The joints are where the intelligence of a timber frame resides. A mortise-and-tenon connection transfers load through bearing surfaces cut into the timber itself, secured with hardwood pegs driven through offset holes — a technique called draw-boring, which pulls the joint tight as the peg is driven home. No metal. No adhesive. The geometry of the cut holds the assembly together, and the peg prevents withdrawal.

There are dozens of joint types, each suited to a specific structural condition. A tying joint resists tension — the dovetail, which widens toward its end and cannot be pulled free without breaking the timber. A bearing joint transfers compression — the housing, where one timber sits in a shallow mortise cut into another, transmitting load through direct contact. A lapping joint connects members that cross — half the section removed from each, interlocking to maintain the plane. The vocabulary is large because the structural conditions are varied, and the material does not forgive a poor choice. A joint that is adequate in compression may fail catastrophically in tension. The selection must be correct.

What makes these joints remarkable is their tolerance for movement. Wood shrinks and swells with moisture content, and a pegged mortise-and-tenon accommodates this movement without loosening. The joint tightens in one direction as the timber shrinks and relaxes in another as it swells, but the peg maintains the connection through the full range. A bolted connection, by contrast, may loosen as the timber dries and the bolt hole enlarges. The wooden joint is designed for a material that moves. The metal connection tolerates it.

Species and Selection

The choice of species determines much about the frame's character and performance. Oak is the traditional framing timber in northern Europe — hard, heavy, durable, and workable when green. It is typically framed unseasoned — cut joints in green oak tighten as the timber dries, because the shrinkage is greatest tangentially to the growth rings, pulling the cheeks of the mortise inward against the tenon. A green oak frame gains strength as it ages, reaching a settled equilibrium after several years of drying in place.

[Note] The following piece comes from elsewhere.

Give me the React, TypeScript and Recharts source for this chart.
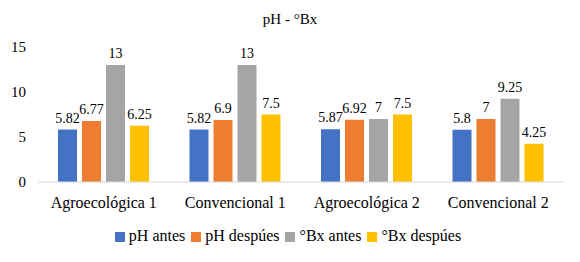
import { BarChart, Bar, XAxis, YAxis, Legend, LabelList } from 'recharts';

const categories = ['Agroecológica 1', 'Convencional 1', 'Agroecológica 2', 'Convencional 2'];
const phAntes = [5.82, 5.82, 5.87, 5.8];
const phDespues = [6.77, 6.9, 6.92, 7];
const bxAntes = [13, 13, 7, 9.25];
const bxDespues = [6.25, 7.5, 7.5, 4.25];
const yTicks = [0, 5, 10, 15];

const series = [
  { key: 'phAntes', name: 'pH antes', color: '#4472C4' },
  { key: 'phDespues', name: 'pH despúes', color: '#ED7D31' },
  { key: 'bxAntes', name: '°Bx antes', color: '#A5A5A5' },
  { key: 'bxDespues', name: '°Bx despúes', color: '#FFC000' },
];

const data = categories.map((c, i) => ({
  name: c,
  phAntes: phAntes[i],
  phDespues: phDespues[i],
  bxAntes: bxAntes[i],
  bxDespues: bxDespues[i],
}));

const font = 'Liberation Serif';

export default function App() {
  return (
    <div style={{ position: 'absolute', left: 0, top: 0, width: 580, height: 262, background: '#fff', fontFamily: font }}>
      <style>{`
        svg text, svg tspan { font-family: 'Liberation Serif', serif !important; }
        .recharts-legend-item { margin-right: 6px !important; }
        .recharts-legend-item:last-child { margin-right: 0 !important; }
      `}</style>
      <div style={{ position: 'absolute', top: 11, width: 580, textAlign: 'center', fontSize: 15, color: '#000' }}>
        pH - °Bx
      </div>
      <BarChart
        width={580}
        height={262}
        data={data}
        margin={{ top: 47, right: 16, left: 0, bottom: 15 }}
        barSize={19}
        barGap={5}
      >
        <XAxis
          dataKey="name"
          tickLine={false}
          axisLine={{ stroke: '#D9D9D9' }}
          tick={{ fill: '#000', fontSize: 16, fontFamily: font }}
          tickMargin={9}
          height={47}
        />
        <YAxis
          domain={[0, 15]}
          ticks={yTicks}
          tickLine={false}
          axisLine={false}
          tick={{ fill: '#000', fontSize: 15, fontFamily: font }}
          width={38}
          tickMargin={6}
        />
        <Legend
          verticalAlign="bottom"
          iconType="square"
          iconSize={10}
          wrapperStyle={{ fontSize: 16, fontFamily: font, left: 6, bottom: 17 }}
          formatter={(v) => <span style={{ color: '#000' }}>{v}</span>}
        />
        {series.map((s) => (
          <Bar key={s.key} dataKey={s.key} name={s.name} fill={s.color} isAnimationActive={false}>
            <LabelList dataKey={s.key} position="top" offset={7} fill="#000" fontSize={14} fontFamily={font} />
          </Bar>
        ))}
      </BarChart>
    </div>
  );
}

Douglas fir is the primary framing timber in western North America — straighter-grained than oak, lighter, and available in longer lengths. Eastern white pine serves a similar role in the northeast, softer and easier to cut but adequate for moderate spans. Each species carries its own working properties: how it cuts, how it holds a peg, how it responds to moisture, how it ages. The selection is made not in the abstract but in relation to the specific frame — its span, its load, its exposure, and the tools and skills available for the work.

Raising

The frame is assembled in sections — called bents — on the ground, where the joints can be cut and fitted with the precision that gravity working in the builder's favor allows. Each bent is a cross-section of the building: two posts, a connecting girt or tie beam, and the braces that triangulate the assembly. When the bents are complete, they are raised into position — historically by hand, with pike poles and coordinated effort; now typically by crane, though the principle is the same.

The raising is the moment when the frame reveals its geometry as a whole. Individual joints that were cut flat on the ground now bear load for the first time. The connecting members — plates, purlins, ridge — tie the bents together into a three-dimensional structure. If the layout was accurate and the joints were cut correctly, the frame stands plumb and square without forcing. If not, the errors become immediately visible and must be corrected before the frame is loaded further. There is no cladding to conceal a misalignment, no sheathing to stiffen a racked frame. The structure must be correct in itself.

Enclosure

A timber frame is a skeleton. It requires an enclosure system — walls, roof, insulation — that is structurally independent of the frame or that works with it as a composite assembly. The frame carries the primary loads; the enclosure manages weather, thermal performance, and light.

The range of enclosure options is broad precisely because the frame does not depend on its walls for structural integrity. Straw bale infill between the posts provides exceptional insulation with minimal embodied energy. Structural insulated panels applied to the exterior create a continuous thermal envelope without interrupting the interior expression of the frame. Stone or brick infill between the lower posts adds thermal mass and weather resistance at grade level. Each approach produces a different building, and the frame accommodates all of them because it asks nothing of its enclosure except that it keep the weather out.

Duration

The oldest surviving timber frames are measured in centuries. Medieval barns in England, temple structures in Japan, stave churches in Norway — these are not preserved specimens but working buildings that have been maintained continuously, their frames inspected, their joints re-pegged where needed, their roofing replaced on the cycles appropriate to its material. The frame endures because it was designed to be maintained: each member accessible, each joint inspectable, each component replaceable without dismantling the whole.

This maintainability is perhaps the most significant property of the system. A timber frame does not age silently. It creaks, settles, shows its stresses in the grain. A joint that is working loose can be seen and addressed before it becomes a structural concern. A member that is deteriorating — from moisture, from insect activity, from sustained overload — can be sistered or replaced while the surrounding frame continues to carry its load. The building persists not because it is indestructible but because it is legible, and what is legible can be tended.